§ Available data:
** start **

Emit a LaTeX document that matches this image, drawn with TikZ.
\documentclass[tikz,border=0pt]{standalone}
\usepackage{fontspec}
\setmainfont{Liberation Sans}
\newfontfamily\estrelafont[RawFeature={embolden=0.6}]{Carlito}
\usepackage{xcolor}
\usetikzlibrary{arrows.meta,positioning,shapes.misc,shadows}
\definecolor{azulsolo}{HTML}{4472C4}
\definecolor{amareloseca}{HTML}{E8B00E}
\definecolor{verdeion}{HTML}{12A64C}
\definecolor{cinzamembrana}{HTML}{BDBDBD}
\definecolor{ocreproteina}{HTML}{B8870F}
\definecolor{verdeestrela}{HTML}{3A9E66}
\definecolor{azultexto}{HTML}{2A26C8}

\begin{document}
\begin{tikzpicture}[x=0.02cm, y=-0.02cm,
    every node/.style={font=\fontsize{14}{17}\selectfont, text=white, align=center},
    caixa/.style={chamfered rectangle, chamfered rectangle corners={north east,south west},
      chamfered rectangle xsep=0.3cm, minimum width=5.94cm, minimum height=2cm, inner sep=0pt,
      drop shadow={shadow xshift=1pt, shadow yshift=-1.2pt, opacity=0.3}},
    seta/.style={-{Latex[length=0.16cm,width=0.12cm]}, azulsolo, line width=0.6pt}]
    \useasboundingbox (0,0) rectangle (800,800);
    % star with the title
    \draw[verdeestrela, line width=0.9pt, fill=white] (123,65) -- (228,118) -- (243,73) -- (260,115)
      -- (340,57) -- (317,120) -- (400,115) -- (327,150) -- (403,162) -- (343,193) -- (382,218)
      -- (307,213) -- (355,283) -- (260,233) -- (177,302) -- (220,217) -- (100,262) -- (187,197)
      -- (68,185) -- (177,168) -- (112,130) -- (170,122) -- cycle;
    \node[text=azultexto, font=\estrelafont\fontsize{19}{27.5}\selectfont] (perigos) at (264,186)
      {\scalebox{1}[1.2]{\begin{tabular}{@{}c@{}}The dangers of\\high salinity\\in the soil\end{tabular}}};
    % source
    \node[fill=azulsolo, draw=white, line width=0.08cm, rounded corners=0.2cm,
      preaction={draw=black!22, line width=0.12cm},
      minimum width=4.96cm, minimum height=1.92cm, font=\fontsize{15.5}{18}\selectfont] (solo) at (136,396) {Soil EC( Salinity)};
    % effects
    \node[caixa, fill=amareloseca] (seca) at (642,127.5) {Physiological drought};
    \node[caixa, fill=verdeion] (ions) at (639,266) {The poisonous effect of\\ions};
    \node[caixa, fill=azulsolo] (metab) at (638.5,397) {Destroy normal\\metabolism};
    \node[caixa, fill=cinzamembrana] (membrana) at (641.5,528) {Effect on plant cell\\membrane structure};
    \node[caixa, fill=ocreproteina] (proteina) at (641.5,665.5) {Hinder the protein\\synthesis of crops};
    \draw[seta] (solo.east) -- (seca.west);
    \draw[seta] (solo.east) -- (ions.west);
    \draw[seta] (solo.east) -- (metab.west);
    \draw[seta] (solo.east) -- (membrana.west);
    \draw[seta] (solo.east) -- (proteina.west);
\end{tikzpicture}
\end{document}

** end **
** start **

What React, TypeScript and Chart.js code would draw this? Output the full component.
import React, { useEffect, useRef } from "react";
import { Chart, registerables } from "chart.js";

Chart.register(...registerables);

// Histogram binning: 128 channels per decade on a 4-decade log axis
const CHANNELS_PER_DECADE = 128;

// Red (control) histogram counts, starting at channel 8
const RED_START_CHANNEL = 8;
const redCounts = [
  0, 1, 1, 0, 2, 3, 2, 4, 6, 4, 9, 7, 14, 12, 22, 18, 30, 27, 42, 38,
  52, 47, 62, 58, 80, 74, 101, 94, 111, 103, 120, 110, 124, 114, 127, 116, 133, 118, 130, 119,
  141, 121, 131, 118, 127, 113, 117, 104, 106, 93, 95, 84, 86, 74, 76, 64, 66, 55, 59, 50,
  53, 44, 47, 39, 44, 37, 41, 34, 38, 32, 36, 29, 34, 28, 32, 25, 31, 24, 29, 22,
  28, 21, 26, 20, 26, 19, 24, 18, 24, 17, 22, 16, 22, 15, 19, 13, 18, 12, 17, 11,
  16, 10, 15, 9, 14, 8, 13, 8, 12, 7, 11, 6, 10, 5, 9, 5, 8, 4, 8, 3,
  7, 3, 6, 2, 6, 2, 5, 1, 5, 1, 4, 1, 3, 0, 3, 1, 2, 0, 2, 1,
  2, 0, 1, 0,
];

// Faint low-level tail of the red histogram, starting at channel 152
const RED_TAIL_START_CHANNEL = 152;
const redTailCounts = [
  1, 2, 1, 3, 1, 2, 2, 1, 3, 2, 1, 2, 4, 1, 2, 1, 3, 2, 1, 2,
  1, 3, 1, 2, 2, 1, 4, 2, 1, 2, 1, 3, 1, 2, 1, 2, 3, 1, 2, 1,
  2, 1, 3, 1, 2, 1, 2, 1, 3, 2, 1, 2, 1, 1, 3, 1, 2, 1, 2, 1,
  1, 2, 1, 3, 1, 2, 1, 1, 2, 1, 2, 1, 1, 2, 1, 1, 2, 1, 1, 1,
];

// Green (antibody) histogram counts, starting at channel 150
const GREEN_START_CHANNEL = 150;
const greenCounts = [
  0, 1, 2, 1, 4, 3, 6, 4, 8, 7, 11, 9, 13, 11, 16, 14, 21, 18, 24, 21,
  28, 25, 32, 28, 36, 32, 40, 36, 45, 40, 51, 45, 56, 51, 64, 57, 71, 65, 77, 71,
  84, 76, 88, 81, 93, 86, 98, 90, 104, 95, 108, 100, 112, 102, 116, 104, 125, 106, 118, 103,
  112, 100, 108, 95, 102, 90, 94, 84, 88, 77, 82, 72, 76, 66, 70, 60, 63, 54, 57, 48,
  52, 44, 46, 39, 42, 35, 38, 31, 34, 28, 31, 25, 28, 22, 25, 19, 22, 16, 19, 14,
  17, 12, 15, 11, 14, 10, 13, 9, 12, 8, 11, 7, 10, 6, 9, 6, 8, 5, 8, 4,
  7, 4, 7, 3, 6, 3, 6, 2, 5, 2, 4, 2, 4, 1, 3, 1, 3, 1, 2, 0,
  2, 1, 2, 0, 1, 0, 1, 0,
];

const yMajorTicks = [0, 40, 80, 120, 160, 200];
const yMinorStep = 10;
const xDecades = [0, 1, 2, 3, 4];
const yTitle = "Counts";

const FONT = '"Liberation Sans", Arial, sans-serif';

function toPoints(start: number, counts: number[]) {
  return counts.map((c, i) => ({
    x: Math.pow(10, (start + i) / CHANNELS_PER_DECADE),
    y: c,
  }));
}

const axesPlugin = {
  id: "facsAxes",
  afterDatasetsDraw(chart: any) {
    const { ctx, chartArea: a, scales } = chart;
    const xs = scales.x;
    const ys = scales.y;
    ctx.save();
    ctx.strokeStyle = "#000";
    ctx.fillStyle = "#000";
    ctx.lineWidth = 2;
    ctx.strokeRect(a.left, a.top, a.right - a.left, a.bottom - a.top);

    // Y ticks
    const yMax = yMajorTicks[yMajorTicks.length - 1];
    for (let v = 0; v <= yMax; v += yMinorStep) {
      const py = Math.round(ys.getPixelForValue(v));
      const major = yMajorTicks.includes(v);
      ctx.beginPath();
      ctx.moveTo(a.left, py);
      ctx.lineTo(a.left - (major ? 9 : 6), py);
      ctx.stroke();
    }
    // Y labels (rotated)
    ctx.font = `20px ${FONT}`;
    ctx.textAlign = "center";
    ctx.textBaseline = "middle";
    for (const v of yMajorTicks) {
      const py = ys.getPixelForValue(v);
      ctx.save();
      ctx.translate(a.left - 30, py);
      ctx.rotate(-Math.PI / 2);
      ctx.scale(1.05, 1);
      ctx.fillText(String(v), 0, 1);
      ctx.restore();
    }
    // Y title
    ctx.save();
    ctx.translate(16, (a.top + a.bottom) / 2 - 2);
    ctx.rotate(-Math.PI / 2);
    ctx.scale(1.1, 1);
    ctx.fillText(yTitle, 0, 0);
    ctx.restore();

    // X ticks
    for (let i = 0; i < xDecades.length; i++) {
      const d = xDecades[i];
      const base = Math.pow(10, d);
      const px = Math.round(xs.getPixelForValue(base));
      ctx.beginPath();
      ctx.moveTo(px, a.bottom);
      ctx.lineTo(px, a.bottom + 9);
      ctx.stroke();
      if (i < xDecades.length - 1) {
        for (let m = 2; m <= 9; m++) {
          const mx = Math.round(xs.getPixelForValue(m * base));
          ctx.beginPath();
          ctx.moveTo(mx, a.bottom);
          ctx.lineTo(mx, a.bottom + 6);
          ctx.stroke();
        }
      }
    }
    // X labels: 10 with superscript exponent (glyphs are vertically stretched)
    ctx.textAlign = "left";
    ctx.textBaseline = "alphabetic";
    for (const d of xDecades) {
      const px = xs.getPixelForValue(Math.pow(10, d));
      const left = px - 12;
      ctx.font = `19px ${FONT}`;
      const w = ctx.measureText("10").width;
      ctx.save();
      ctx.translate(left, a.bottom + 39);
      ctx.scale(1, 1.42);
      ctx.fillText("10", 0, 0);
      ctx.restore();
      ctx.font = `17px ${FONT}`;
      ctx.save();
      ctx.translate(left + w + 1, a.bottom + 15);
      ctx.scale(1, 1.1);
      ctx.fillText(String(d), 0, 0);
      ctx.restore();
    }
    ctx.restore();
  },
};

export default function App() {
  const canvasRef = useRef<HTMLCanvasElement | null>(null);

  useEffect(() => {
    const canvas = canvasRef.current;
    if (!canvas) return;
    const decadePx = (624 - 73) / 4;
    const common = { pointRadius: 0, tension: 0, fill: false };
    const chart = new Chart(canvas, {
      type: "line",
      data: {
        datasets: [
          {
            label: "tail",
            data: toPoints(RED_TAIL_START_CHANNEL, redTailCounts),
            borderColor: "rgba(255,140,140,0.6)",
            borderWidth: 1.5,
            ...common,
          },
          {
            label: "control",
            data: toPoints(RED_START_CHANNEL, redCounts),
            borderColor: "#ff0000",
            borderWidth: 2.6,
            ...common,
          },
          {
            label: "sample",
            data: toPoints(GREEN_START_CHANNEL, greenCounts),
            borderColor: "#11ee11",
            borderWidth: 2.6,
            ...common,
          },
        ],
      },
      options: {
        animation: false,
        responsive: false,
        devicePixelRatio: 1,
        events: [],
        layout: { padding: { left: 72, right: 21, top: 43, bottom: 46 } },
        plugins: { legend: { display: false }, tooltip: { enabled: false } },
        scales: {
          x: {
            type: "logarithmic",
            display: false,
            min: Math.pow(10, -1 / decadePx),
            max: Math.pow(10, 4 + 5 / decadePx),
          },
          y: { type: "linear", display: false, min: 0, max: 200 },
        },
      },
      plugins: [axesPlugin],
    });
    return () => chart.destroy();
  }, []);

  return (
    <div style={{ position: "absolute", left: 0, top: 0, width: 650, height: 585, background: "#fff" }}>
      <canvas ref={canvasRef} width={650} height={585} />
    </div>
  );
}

** end **
** start **

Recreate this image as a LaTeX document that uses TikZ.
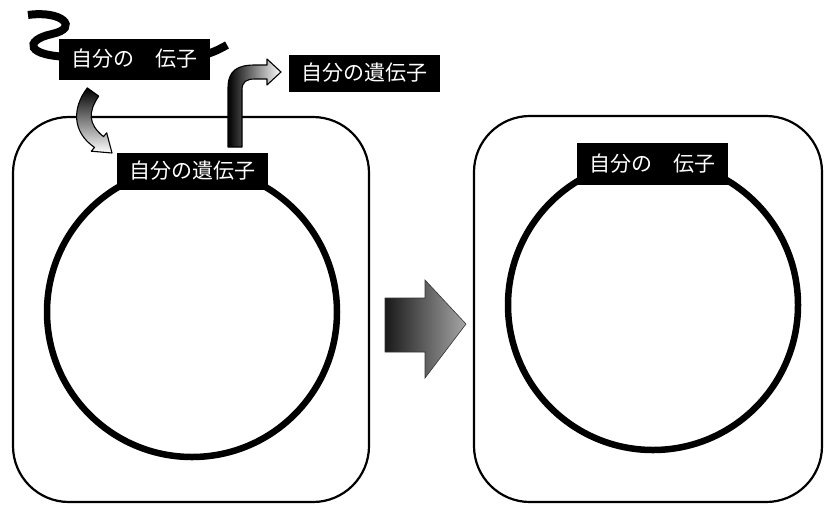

** end **

§ Problem details:
Using the data above, reproduce exactly the lines from the line that contains "What React, TypeScript" through the line that contains "Chart.register(...registerables);", including both.

§ Solution for this exercise:
What React, TypeScript and Chart.js code would draw this? Output the full component.
import React, { useEffect, useRef } from "react";
import { Chart, registerables } from "chart.js";

Chart.register(...registerables);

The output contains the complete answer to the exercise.